Extracted records –
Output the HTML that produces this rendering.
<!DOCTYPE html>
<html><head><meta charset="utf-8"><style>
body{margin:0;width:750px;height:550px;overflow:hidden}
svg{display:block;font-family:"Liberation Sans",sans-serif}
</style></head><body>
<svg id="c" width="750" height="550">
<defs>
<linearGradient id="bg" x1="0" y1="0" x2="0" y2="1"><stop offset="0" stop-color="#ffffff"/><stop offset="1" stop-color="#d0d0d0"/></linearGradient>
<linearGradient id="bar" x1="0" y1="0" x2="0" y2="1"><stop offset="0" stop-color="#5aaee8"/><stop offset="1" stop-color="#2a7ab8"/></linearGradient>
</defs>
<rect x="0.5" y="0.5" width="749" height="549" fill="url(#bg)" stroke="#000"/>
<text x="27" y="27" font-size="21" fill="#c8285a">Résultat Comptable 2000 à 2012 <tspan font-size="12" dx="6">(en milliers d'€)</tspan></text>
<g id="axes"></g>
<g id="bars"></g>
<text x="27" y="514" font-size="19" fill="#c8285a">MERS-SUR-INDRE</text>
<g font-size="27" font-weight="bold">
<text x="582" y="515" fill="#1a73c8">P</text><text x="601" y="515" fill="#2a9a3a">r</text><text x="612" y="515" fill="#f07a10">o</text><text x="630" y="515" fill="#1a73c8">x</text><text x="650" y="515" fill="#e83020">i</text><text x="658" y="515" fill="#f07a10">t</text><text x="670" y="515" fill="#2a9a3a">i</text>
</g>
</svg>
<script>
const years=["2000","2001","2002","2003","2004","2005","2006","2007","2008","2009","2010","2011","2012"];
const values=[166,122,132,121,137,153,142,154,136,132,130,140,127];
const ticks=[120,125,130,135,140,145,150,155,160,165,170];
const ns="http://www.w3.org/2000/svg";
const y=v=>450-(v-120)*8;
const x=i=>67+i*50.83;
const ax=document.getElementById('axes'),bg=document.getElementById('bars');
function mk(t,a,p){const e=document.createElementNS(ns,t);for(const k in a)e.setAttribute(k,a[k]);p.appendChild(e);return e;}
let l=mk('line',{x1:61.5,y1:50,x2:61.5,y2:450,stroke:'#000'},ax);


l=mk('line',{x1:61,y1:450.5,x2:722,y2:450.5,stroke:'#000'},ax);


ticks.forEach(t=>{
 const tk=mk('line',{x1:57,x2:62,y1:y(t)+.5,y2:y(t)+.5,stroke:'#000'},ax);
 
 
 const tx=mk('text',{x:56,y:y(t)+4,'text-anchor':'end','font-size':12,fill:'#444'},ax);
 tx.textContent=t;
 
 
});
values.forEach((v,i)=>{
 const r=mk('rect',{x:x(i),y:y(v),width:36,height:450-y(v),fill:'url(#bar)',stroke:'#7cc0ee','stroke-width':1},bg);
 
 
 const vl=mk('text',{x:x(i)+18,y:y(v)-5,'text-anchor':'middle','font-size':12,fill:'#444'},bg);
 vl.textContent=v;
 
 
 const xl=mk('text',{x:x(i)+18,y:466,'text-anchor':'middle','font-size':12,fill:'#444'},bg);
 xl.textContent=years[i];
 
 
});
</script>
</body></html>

* * *

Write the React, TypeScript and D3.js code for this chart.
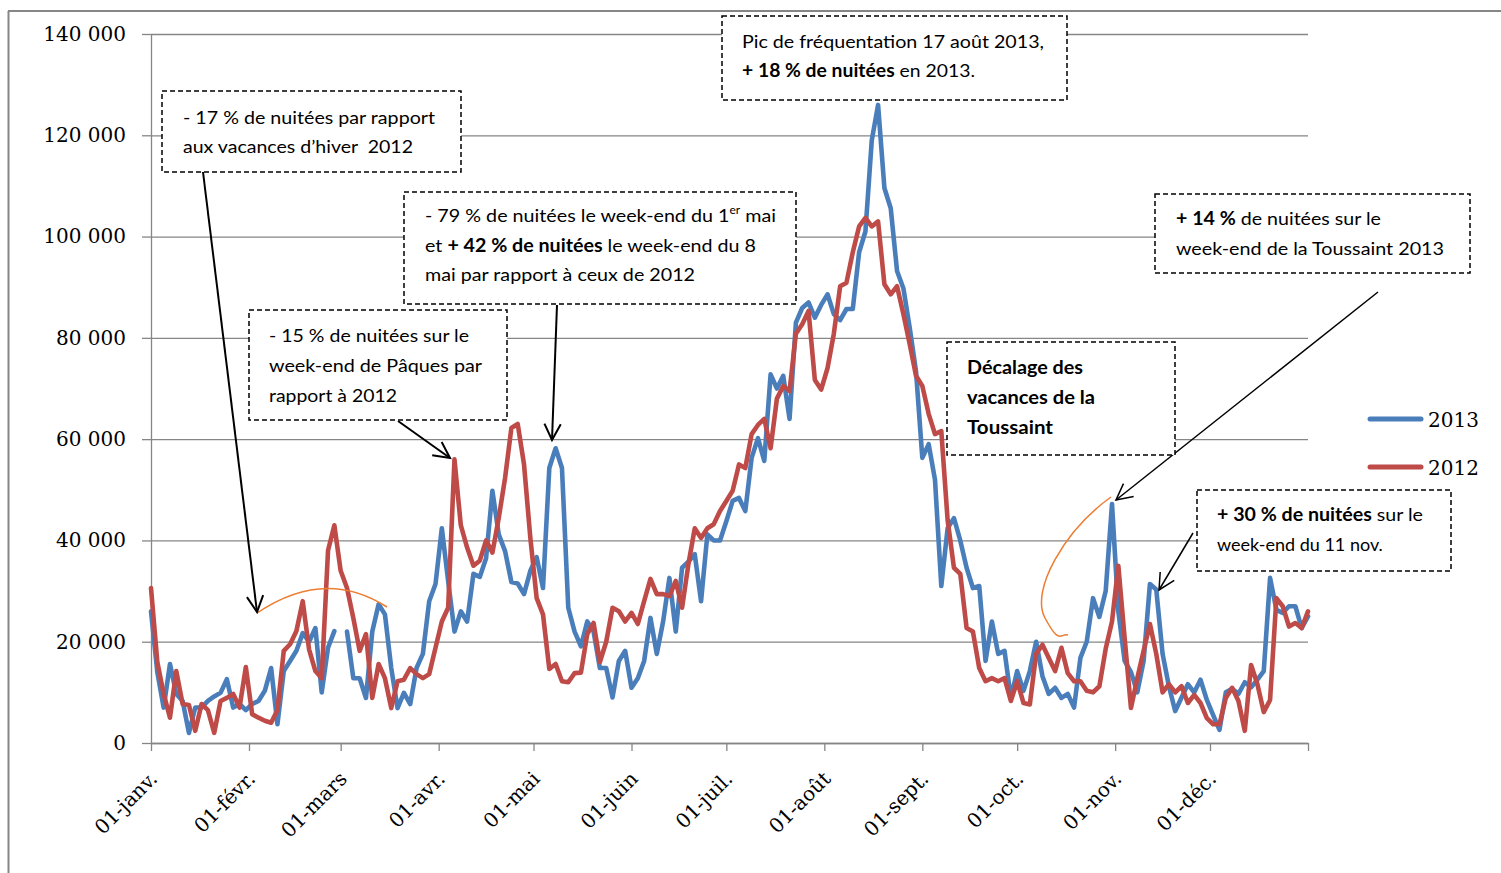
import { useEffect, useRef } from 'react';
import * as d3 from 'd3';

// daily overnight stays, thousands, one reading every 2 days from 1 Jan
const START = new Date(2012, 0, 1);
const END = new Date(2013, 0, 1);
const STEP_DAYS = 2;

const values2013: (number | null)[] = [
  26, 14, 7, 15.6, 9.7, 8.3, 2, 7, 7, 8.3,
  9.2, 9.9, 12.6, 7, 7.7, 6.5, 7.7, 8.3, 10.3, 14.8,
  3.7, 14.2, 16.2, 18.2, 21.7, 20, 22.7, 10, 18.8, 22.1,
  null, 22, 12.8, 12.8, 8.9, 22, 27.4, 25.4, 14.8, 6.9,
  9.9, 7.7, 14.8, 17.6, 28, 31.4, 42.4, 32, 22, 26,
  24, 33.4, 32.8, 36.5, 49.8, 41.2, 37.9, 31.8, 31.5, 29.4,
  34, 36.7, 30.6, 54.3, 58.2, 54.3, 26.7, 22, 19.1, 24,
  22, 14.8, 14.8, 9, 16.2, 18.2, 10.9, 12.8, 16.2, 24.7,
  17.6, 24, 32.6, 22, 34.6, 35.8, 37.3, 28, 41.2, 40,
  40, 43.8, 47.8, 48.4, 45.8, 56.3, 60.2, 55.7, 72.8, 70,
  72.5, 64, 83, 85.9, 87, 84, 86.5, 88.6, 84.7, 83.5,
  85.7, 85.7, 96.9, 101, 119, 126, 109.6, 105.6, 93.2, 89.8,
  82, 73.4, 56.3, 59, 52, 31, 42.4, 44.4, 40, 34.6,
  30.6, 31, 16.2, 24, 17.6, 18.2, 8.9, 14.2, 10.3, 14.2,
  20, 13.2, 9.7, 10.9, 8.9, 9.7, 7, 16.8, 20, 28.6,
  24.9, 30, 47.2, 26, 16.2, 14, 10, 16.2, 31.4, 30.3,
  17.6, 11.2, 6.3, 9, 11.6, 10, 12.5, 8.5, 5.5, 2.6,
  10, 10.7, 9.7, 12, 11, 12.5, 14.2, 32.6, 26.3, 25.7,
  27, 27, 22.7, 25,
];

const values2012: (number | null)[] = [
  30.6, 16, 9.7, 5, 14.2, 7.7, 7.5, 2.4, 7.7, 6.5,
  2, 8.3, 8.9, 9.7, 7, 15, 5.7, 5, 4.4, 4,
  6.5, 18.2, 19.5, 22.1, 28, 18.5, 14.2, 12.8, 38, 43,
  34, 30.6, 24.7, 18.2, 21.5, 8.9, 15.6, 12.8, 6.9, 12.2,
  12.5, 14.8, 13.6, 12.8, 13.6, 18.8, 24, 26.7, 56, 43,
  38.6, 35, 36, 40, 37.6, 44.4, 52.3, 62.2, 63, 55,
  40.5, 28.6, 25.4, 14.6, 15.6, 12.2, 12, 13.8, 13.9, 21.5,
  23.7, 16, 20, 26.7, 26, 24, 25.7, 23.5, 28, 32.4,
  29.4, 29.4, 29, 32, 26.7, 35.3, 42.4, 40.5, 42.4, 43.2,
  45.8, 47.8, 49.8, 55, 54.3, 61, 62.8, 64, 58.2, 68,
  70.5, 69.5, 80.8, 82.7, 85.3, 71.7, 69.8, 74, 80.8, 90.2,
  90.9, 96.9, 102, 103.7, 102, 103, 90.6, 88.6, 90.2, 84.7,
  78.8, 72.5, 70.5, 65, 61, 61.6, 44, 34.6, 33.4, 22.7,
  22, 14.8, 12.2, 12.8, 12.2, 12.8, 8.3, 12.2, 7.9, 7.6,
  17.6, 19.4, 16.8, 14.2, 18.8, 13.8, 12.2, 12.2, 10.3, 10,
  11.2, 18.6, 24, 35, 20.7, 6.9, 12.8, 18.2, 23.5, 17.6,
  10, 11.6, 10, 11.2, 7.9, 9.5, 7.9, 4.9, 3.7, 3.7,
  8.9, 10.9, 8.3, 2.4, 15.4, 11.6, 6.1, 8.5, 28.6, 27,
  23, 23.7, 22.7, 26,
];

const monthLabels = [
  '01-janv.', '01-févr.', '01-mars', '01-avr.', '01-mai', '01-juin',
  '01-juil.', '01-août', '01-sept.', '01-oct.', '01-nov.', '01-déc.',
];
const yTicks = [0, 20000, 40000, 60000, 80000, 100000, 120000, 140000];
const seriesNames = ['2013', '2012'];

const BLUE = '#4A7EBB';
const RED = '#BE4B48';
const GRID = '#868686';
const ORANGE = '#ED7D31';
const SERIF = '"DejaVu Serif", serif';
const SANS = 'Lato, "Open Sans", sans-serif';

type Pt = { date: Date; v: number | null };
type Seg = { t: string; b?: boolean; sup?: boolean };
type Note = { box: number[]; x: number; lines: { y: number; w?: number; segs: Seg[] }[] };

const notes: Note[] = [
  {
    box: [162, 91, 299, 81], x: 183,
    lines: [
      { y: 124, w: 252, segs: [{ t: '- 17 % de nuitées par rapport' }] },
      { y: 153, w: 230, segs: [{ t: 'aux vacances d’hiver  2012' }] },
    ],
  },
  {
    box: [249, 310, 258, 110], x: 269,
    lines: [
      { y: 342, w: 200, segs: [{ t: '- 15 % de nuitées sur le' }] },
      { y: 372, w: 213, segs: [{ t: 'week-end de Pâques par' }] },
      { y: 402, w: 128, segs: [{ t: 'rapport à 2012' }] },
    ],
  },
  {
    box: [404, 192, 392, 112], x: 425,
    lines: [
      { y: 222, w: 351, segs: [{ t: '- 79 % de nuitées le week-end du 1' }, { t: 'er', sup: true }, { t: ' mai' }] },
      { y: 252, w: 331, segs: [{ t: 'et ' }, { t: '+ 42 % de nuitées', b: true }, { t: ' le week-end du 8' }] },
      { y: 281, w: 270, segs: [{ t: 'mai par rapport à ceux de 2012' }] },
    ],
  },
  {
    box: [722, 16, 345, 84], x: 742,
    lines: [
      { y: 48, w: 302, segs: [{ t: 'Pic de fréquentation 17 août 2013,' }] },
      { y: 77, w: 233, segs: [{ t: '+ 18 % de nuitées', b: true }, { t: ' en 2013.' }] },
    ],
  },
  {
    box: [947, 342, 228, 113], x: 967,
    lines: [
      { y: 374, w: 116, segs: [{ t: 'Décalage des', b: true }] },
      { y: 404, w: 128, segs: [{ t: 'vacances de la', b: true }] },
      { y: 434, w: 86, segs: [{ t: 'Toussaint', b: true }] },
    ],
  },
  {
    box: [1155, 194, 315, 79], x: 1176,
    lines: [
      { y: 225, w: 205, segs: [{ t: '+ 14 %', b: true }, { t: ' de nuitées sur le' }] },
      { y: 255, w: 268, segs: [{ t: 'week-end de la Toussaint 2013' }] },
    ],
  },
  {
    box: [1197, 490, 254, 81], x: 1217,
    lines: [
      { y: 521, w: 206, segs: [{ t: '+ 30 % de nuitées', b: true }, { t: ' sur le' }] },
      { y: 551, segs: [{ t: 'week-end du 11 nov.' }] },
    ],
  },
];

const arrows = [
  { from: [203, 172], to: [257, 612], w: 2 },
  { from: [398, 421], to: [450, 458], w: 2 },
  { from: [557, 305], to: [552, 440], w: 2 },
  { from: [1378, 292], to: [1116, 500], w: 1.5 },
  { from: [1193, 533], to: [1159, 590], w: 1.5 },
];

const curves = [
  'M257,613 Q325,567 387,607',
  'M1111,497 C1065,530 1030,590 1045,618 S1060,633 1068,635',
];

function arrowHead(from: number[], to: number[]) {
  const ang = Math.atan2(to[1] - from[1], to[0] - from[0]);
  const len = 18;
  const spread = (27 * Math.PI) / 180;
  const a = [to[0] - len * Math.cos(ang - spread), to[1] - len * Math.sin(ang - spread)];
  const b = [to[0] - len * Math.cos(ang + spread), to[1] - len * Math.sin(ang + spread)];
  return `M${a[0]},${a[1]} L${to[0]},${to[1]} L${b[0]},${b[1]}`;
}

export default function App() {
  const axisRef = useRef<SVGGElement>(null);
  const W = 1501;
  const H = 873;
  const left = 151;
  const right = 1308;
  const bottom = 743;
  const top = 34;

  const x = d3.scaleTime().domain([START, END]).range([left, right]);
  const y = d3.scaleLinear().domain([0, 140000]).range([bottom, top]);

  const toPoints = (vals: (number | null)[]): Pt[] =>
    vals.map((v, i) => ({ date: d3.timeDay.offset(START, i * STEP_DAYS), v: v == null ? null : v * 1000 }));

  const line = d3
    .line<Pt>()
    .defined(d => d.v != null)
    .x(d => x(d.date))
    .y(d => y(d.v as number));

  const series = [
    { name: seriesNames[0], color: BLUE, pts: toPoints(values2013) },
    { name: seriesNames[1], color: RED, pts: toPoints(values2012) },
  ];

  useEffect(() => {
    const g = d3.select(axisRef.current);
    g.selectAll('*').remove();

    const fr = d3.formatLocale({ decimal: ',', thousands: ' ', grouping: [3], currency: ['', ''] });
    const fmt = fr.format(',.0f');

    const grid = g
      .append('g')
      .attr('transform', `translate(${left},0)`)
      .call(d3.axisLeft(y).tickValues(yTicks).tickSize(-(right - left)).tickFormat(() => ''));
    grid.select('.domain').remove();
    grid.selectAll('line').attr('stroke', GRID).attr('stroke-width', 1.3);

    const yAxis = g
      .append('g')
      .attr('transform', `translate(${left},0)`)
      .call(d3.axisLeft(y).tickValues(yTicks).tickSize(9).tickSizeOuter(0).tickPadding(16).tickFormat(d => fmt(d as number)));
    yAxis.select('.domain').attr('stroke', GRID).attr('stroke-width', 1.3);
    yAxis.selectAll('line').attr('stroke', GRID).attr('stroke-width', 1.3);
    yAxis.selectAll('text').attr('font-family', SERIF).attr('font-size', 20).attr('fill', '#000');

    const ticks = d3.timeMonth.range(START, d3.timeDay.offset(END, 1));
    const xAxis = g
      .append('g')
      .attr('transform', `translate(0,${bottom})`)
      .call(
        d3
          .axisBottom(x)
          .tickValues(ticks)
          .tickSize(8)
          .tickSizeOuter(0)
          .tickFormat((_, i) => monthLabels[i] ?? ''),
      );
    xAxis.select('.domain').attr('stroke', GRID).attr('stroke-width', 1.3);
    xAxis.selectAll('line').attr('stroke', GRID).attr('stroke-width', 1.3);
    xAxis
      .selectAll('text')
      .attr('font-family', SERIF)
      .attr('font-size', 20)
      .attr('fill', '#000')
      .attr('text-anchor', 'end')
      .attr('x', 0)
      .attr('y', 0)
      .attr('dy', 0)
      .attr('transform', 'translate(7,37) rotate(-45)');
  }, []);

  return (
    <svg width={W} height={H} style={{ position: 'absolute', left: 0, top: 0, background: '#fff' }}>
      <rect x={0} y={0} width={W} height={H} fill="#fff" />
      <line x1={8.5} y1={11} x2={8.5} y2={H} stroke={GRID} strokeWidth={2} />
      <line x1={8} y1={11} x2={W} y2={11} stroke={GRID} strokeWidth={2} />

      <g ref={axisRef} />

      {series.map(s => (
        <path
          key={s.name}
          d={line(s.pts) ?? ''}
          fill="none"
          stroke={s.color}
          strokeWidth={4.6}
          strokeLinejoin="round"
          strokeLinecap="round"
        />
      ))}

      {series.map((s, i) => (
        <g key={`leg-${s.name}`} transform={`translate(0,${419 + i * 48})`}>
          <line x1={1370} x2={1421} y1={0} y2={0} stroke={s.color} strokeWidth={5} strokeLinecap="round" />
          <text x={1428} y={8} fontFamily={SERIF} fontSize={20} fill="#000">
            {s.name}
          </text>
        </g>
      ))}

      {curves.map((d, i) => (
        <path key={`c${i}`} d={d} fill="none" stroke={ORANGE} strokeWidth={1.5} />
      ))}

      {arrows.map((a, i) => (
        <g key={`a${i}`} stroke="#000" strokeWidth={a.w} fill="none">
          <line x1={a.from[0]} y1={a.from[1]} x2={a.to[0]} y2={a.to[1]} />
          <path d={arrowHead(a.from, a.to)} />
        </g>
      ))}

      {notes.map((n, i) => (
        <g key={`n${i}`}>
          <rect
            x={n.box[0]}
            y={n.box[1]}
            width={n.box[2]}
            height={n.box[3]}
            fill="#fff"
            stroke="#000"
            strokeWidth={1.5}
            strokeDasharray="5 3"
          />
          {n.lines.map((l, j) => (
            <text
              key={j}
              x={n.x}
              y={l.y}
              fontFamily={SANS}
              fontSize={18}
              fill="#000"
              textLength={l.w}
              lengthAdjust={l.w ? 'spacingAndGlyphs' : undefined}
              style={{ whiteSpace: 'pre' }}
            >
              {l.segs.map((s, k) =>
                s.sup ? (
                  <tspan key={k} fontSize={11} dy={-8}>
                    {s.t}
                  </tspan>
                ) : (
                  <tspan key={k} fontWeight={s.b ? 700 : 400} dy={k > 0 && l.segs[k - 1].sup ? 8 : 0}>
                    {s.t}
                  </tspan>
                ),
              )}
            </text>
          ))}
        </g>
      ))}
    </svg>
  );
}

---

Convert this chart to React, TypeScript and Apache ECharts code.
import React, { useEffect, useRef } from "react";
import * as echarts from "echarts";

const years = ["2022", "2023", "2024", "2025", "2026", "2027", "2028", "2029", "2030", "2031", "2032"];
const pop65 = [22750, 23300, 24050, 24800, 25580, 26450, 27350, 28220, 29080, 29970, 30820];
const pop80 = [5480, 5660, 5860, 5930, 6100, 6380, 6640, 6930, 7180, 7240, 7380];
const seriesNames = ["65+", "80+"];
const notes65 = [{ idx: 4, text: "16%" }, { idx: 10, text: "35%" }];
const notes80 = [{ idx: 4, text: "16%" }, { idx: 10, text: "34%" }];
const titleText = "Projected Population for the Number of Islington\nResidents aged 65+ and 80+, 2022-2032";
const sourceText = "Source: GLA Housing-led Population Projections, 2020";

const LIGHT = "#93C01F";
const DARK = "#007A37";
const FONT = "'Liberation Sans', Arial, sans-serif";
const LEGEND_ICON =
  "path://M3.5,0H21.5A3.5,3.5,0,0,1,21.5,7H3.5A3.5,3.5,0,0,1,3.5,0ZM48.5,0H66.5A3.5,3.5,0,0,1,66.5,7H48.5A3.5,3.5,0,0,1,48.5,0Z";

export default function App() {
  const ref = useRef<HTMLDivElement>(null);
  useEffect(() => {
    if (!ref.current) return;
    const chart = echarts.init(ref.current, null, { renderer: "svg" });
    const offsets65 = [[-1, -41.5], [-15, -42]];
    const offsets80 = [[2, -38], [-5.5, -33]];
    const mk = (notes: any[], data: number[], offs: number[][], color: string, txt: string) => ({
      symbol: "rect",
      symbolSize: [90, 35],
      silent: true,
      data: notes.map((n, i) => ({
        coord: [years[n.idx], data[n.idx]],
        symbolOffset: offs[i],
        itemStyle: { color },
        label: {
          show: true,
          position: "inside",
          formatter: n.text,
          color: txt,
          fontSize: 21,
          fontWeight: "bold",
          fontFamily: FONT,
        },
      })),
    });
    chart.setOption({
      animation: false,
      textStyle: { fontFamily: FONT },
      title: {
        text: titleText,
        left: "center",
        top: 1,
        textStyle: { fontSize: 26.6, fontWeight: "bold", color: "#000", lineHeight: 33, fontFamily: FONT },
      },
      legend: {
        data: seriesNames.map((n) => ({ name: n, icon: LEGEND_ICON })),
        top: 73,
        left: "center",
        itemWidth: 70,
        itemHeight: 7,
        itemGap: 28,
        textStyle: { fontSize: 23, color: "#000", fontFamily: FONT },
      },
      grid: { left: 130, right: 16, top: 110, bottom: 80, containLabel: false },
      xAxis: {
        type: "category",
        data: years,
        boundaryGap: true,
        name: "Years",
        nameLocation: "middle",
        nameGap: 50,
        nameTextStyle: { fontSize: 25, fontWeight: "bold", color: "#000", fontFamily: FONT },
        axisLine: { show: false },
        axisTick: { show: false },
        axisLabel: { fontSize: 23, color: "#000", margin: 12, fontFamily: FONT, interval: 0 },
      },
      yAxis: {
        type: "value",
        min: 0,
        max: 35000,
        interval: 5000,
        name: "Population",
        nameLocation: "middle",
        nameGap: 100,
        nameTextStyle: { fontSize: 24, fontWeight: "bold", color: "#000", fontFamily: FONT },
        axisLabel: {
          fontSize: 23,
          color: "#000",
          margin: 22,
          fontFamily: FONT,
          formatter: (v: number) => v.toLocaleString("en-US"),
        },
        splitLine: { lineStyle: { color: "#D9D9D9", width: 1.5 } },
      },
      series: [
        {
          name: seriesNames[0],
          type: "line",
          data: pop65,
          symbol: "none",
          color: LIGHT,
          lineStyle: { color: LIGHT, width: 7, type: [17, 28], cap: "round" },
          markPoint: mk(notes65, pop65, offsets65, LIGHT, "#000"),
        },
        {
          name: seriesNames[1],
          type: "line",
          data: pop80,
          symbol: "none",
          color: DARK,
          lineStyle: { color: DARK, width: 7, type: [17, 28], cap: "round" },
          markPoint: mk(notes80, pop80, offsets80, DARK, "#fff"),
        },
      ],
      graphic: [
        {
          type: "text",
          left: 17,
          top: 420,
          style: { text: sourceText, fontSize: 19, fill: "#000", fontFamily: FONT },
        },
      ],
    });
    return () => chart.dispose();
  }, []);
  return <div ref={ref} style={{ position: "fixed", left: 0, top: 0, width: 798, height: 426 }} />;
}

Directions – For the listing above, identify each line bearing "this".

Answer for the task –
Output the HTML that produces this rendering.
Write the React, TypeScript and D3.js code for this chart.
Convert this chart to React, TypeScript and Apache ECharts code.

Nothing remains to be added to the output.